▶ Instructions for the task: Output the first line of the listing and each line after it, up to and including the line that contains "const yTicks = [0, 1, 2, 3, 4, 5];", exactly as written, minus the pictures.
━━ Provided data
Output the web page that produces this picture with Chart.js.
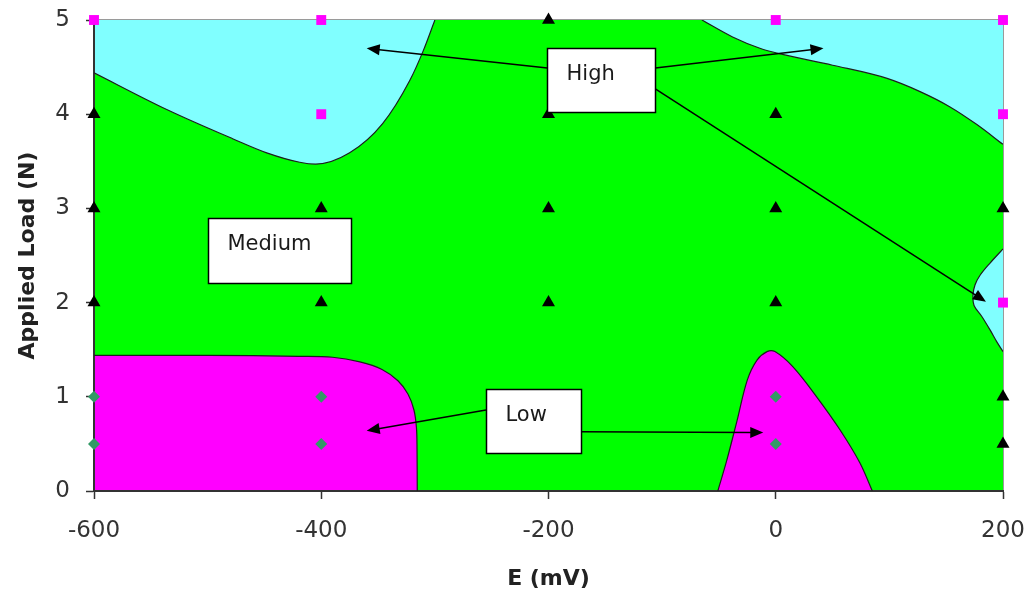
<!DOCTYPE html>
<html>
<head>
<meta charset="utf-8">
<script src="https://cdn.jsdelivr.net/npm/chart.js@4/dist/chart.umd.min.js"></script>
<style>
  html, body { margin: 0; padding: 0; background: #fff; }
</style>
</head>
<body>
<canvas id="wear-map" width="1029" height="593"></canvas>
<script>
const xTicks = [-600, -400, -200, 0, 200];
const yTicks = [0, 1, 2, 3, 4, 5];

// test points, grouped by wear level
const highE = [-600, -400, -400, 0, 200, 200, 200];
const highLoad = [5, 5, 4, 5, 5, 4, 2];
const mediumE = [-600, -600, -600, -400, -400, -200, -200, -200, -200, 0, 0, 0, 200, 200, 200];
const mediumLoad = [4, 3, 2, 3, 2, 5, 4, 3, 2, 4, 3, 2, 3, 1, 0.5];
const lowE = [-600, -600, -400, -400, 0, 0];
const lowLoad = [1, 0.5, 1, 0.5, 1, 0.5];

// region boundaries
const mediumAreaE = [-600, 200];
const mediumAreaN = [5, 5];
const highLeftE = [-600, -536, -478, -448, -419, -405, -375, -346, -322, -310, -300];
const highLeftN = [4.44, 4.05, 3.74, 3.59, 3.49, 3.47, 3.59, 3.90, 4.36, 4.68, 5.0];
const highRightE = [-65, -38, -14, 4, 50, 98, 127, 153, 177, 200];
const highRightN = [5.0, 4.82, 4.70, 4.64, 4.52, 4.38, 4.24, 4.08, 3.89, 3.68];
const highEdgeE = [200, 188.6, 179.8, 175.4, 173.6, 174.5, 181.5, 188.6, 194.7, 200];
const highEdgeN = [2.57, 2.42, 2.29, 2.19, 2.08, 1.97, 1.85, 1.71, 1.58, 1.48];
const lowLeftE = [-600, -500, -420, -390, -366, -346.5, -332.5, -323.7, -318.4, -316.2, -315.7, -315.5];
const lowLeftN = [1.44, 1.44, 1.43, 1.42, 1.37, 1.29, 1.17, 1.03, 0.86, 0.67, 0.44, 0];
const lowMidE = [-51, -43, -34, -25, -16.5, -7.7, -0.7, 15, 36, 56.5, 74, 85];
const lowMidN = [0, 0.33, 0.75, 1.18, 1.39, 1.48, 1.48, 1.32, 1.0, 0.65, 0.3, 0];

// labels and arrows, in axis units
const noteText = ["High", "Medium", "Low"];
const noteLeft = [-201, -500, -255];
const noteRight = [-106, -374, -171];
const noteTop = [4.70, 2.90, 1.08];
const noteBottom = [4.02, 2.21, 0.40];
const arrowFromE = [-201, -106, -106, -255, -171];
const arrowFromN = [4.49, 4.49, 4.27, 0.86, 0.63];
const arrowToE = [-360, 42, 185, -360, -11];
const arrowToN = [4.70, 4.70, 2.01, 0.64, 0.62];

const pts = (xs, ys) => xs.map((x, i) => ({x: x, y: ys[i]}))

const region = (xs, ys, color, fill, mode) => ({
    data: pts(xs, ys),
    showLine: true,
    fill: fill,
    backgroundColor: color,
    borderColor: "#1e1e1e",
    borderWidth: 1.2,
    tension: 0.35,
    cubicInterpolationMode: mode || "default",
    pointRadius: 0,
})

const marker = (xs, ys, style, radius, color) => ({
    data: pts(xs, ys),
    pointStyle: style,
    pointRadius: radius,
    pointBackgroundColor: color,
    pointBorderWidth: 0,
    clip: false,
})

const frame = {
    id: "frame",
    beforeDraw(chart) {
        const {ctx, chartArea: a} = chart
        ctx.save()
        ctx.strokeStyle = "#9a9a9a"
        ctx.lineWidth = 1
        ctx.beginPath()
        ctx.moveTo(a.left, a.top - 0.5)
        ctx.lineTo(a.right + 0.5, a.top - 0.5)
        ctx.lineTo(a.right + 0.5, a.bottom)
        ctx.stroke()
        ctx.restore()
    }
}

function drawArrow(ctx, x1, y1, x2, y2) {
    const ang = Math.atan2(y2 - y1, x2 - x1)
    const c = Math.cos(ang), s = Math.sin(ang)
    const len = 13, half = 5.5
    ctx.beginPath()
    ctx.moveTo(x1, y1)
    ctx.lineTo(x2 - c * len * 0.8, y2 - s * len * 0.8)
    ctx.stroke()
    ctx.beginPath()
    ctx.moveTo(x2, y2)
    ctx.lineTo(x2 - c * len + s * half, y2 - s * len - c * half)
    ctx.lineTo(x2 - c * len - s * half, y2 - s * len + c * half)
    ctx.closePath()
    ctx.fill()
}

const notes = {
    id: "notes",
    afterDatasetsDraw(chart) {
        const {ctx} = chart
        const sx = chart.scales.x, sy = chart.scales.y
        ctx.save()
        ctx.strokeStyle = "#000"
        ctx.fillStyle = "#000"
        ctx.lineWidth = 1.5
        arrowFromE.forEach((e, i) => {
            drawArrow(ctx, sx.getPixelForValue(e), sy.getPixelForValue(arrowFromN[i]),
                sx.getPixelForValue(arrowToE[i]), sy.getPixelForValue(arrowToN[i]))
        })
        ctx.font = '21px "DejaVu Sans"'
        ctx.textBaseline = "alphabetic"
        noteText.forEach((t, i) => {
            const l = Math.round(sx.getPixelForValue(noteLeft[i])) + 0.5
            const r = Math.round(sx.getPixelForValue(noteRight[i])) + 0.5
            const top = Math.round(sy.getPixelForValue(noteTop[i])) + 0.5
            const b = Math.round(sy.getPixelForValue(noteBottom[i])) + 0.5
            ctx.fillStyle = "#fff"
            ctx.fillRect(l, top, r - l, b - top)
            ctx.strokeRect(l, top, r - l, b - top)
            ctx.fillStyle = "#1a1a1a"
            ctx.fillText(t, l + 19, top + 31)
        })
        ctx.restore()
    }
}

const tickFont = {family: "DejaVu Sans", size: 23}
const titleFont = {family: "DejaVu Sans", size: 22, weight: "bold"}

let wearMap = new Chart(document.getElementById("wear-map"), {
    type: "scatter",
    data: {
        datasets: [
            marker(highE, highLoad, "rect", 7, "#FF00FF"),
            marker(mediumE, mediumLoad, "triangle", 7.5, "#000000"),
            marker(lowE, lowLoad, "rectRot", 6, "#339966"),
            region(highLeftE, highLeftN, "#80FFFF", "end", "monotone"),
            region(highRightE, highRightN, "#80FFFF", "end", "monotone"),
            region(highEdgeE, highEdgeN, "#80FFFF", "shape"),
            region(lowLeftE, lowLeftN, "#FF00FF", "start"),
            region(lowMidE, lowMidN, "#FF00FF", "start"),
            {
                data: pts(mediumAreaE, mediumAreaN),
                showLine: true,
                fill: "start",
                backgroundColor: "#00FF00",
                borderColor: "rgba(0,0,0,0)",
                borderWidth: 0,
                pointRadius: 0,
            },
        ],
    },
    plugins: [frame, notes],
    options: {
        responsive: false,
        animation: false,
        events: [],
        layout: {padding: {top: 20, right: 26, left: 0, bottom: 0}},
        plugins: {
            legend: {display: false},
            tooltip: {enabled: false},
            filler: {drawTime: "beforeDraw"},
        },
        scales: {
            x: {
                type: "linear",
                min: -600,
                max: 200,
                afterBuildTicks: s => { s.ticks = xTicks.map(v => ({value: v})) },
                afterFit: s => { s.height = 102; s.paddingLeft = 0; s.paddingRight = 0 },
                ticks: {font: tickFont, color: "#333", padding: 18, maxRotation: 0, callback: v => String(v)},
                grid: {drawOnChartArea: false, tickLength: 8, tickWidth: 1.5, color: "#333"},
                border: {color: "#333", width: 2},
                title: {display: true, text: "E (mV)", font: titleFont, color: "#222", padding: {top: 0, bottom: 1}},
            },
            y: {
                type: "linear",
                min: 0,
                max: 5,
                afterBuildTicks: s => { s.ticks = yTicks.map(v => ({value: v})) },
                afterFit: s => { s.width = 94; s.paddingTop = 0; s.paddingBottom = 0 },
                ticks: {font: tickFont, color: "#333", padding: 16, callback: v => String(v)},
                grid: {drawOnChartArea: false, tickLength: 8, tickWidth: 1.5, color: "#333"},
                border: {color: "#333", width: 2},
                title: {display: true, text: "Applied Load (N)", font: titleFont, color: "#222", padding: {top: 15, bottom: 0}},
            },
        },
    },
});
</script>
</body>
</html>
━━━━
▶ Answer to the task:
Output the web page that produces this picture with Chart.js.
<!DOCTYPE html>
<html>
<head>
<meta charset="utf-8">
<script src="https://cdn.jsdelivr.net/npm/chart.js@4/dist/chart.umd.min.js"></script>
<style>
  html, body { margin: 0; padding: 0; background: #fff; }
</style>
</head>
<body>
<canvas id="wear-map" width="1029" height="593"></canvas>
<script>
const xTicks = [-600, -400, -200, 0, 200];
const yTicks = [0, 1, 2, 3, 4, 5];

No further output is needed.